Zdecydowana większość osób została zatrzymana w Mińsku, ale oprócz tego zdarzały się zatrzymania w Brześciu, Witebsku, Mohylewie, Grodnie, Mołodecznie, Żłobinie, Kobryniu i Bobrujsku. Sporo zatrzymanych – ponad 40 osób – to dziennikarze. Niektórzy z nich zostali już zwolnieni.
Tymczasem białoruski operator mobilnego internetu A1 poinformował na Twitterze, że dostęp do jego usług został już przywrócony w pełnym zakresie. Wcześniej przez kilka godzin prędkość mobilnego internetu w Mińsku była ograniczona – według operatora na żądanie państwowych organów.
W stolicy otwarto również wszystkie stacje metra zamknięte na czas protestów.
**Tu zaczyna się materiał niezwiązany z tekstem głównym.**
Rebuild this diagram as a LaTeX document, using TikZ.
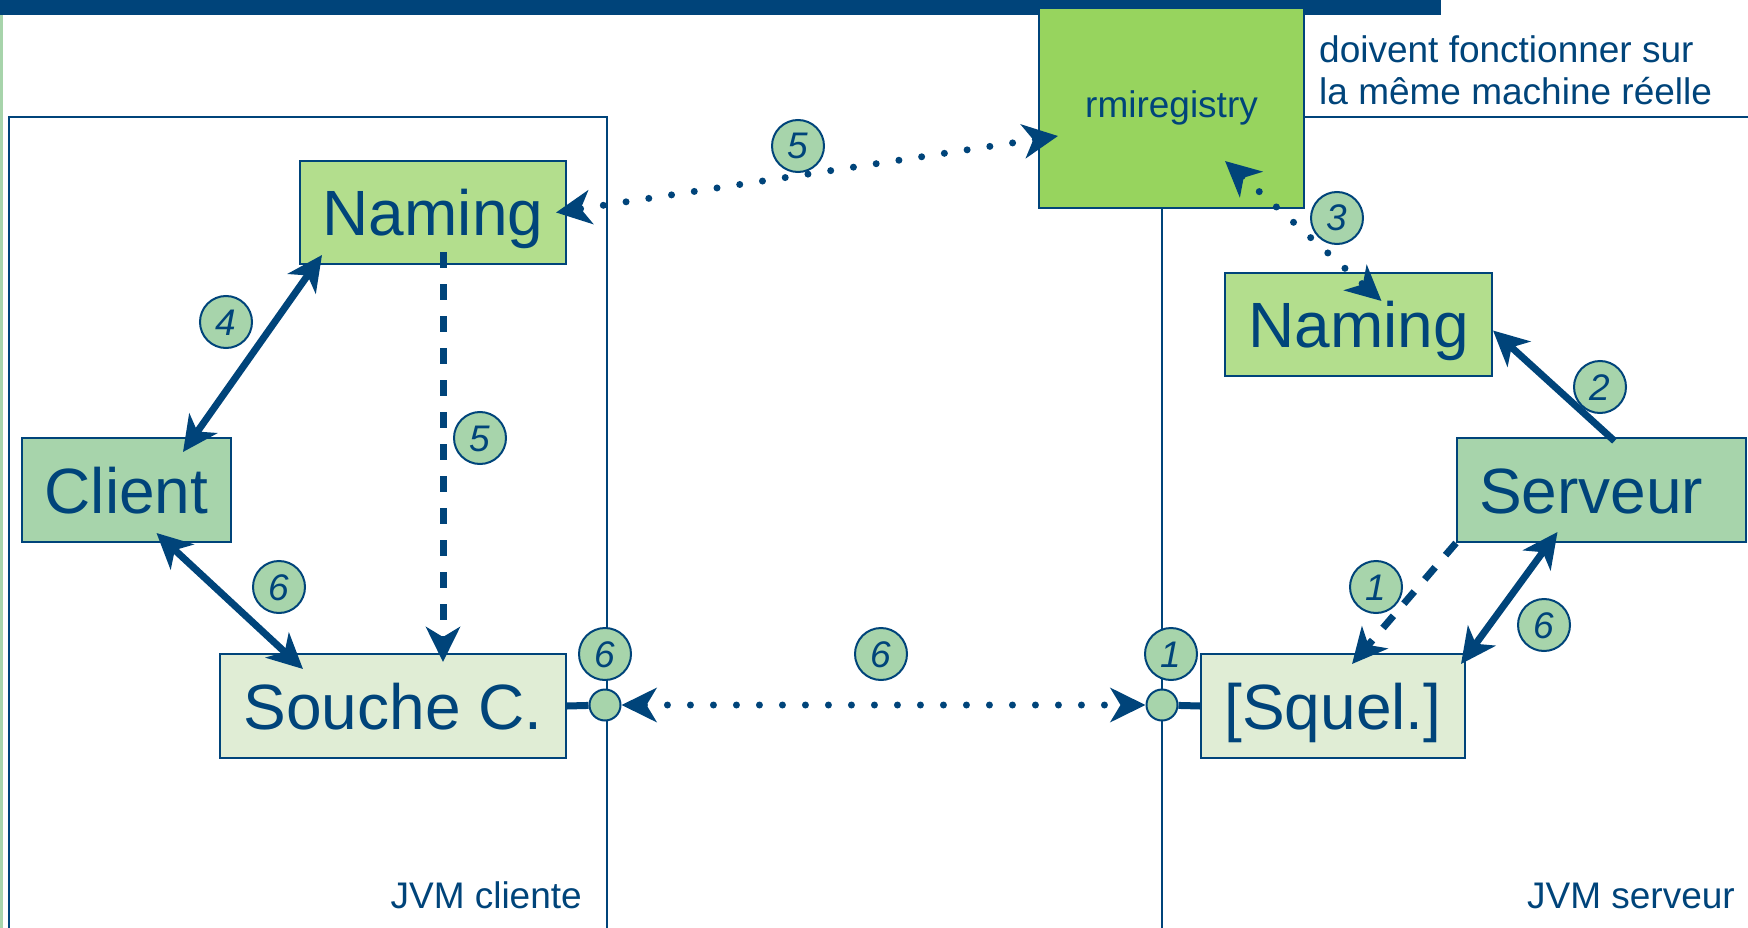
\documentclass[tikz,border=0pt]{standalone}
\usepackage{fontspec}
\setmainfont{Liberation Sans}
\usetikzlibrary{arrows.meta}
\definecolor{rmiblue}{HTML}{00447A}
\definecolor{clientgreen}{HTML}{A7D4AB}
\definecolor{naminggreen}{HTML}{B3DE8D}
\definecolor{registrygreen}{HTML}{97D45E}
\definecolor{stubgreen}{HTML}{E0EDD5}
\begin{document}
\begin{tikzpicture}[x=1pt,y=-1pt,>={Stealth[length=35pt,width=34pt,inset=10pt]}]
    \tikzstyle{box}=[draw=rmiblue,line width=2pt,text=rmiblue,inner sep=0pt,font=\fontsize{64}{72}\selectfont,text height=46pt,text depth=0pt]
    \tikzstyle{num}=[circle,draw=rmiblue,line width=2pt,fill=clientgreen,text=rmiblue,minimum size=52pt,inner sep=0pt,font=\fontsize{37}{40}\selectfont\itshape,text height=26pt,text depth=0pt]
    \tikzstyle{port}=[circle,draw=rmiblue,line width=2pt,fill=clientgreen,minimum size=31pt,inner sep=0pt]
    \tikzstyle{link}=[draw=rmiblue,line width=7pt]
    \tikzstyle{dashlink}=[link,dash pattern=on 16pt off 16pt]
    \tikzstyle{dotlink}=[draw=rmiblue,line width=7pt,line cap=round,dash pattern=on 0pt off 23pt]
    \tikzstyle{note}=[text=rmiblue,inner sep=0pt,font=\fontsize{37}{41}\selectfont]

    \useasboundingbox (0,0) rectangle (1748,928);
    % bandeau et JVM
    \fill[rmiblue] (0,0) rectangle (1441,15);
    \fill[clientgreen] (0,15) rectangle (3,928);
    \draw[rmiblue,line width=2pt] (9,930) -- (9,117) -- (607,117) -- (607,930);
    \draw[rmiblue,line width=2pt] (1162,930) -- (1162,208);
    \draw[rmiblue,line width=2pt] (1304,117) -- (1750,117);

    \node (rmi) at (1171.5,108) [box,fill=registrygreen,minimum width=265pt,minimum height=200pt,font=\fontsize{37}{40}\selectfont,text height=27pt,text depth=7pt] {rmiregistry};
    \node (namingC) at (433,212.5) [box,fill=naminggreen,minimum width=266pt,minimum height=103pt] {Naming};
    \node (namingS) at (1358.5,324.5) [box,fill=naminggreen,minimum width=267pt,minimum height=103pt] {Naming};
    \node (client) at (126.5,490) [box,fill=clientgreen,minimum width=209pt,minimum height=104pt] {Client};
    \node (serveur) at (1601.5,490) [box,fill=clientgreen,text width=245pt,inner xsep=22pt,align=left,minimum height=104pt] {Serveur};
    \node (souche) at (393,706) [box,fill=stubgreen,minimum width=346pt,minimum height=104pt] {Souche C.};
    \node (squel) at (1333,706) [box,fill=stubgreen,minimum width=264pt,minimum height=104pt] {[Squel.]};
    \node (portC) at (605,705) [port] {};
    \node (portS) at (1162,705) [port] {};

    \node (note1) at (1319,63) [note,anchor=base west] {doivent fonctionner sur};
    \node (note2) at (1319,105) [note,anchor=base west] {la même machine réelle};
    \node (jvmC) at (582,908) [note,anchor=base east] {JVM cliente};
    \node (jvmS) at (1735,908) [note,anchor=base east] {JVM serveur};

    % appels
    \draw[link,<->] ([xshift=23pt,yshift=10pt]namingC.south west) -- ([xshift=-49pt,yshift=-15pt]client.north east);
    \draw[dotlink,<->] ([xshift=20pt,yshift=-28pt]rmi.west) -- ([xshift=-11pt]namingC.east);
    \draw[dashlink,->] ([xshift=10pt,yshift=13pt]namingC.south) -- ([xshift=50pt,yshift=-9pt]souche.north);
    \draw[link,<->] ([xshift=30pt,yshift=10pt]client.south) -- ([xshift=84pt,yshift=-16pt]souche.north west);
    \draw[link] (souche.east) -- (portC);
    \draw[dotlink,<->] (portC) -- (portS);
    \draw[link] (portS) -- (squel.west);
    \draw[link,->] ([xshift=13pt,yshift=-4pt]serveur.north) -- ([yshift=-6pt]namingS.east);
    \draw[link,<->] ([xshift=-44pt,yshift=11pt]serveur.south) -- ([xshift=-5pt,yshift=-11pt]squel.north east);
    \draw[dashlink,->] (serveur.south west) -- ([xshift=19pt,yshift=-11pt]squel.north);
    \draw[dotlink,<->] ([xshift=-80pt,yshift=48pt]rmi.south east) -- ([xshift=23pt,yshift=-29pt]namingS.north);

    % etapes
    \node (n1a) at (1376,587) [num] {1};
    \node (n1b) at (1171,654) [num] {1};
    \node (n2) at (1600,387) [num] {2};
    \node (n3) at (1337,218) [num] {3};
    \node (n4) at (226,322) [num] {4};
    \node (n5a) at (798,146) [num] {5};
    \node (n5b) at (480,438) [num] {5};
    \node (n6a) at (279,587) [num] {6};
    \node (n6b) at (1544,625) [num] {6};
    \node (n6c) at (605,654) [num] {6};
    \node (n6d) at (881,654) [num] {6};
\end{tikzpicture}
\end{document}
W Mińsku doszło w niedzielę do dużych demonstracji z udziałem kilku tysięcy osób. Mniejsze protesty odbyły się również w innych miastach.
Milicja użyła granatów hukowych
Białoruska milicja użyła granatów hukowych i armatek wodnych w celu rozpędzenia antyrządowej demonstracji. Białoruskie niezależne media donoszą o osobach rannych. Milicja oprócz granatów hukowych i armatek wodnych używała pałek. Mimo brutalności służb, protestujący sformowali wielotysięczną kolumnę.
To 64. dzień protestów. Rozpoczęły się one po sfałszowanych przez Aleksandra Łukaszenkę sierpniowych wyborach prezydenckich.
Zatrzymano ponad 40 dziennikarzy
Ponad 40 dziennikarzy, w tym telewizji Biełsat, zostało zatrzymanych w niedzielę przed i podczas akcji protestacyjnych w różnych miastach kraju – wynika z danych zgromadzonych przez niezależne Białoruskie Stowarzyszenie Dziennikarzy (BAŻ).
Najwięcej reporterów – 25 osób – zatrzymano w Mińsku. Było wśród ich czworo dziennikarzy rosyjskiej agencji państwowej TASS - troje zatrzymano dwukrotnie, za każdym razem zwalniając bez spisania protokołu.
Wśród innych zatrzymanych w stolicy znaleźli się dziennikarze agencji BiełaPAN, gazety internetowej Nasza Niwa i pisma "Nowy Czas", portali TUT.by i Onliner, tygodnika "Biełorusy i Rynok", dziennika "Komsomolskaja Prawda w Biełorussii". Zatrzymano również korespondenta rosyjskiej agencji RIA-Nowosti i troje dziennikarzy państwowej agencji białoruskiej BiełTA.
W Grodnie zatrzymano 5 dziennikarzy, z których czworo już zwolniono, a w Witebsku czworo, w tym dwoje telewizji Biełsat – Zmiciera Kazakiewicza i Wiaczasłaua Łazaraua. Inne miasta, w których doszło do zatrzymań dziennikarzy, to Mohylew, Homel i Brześć.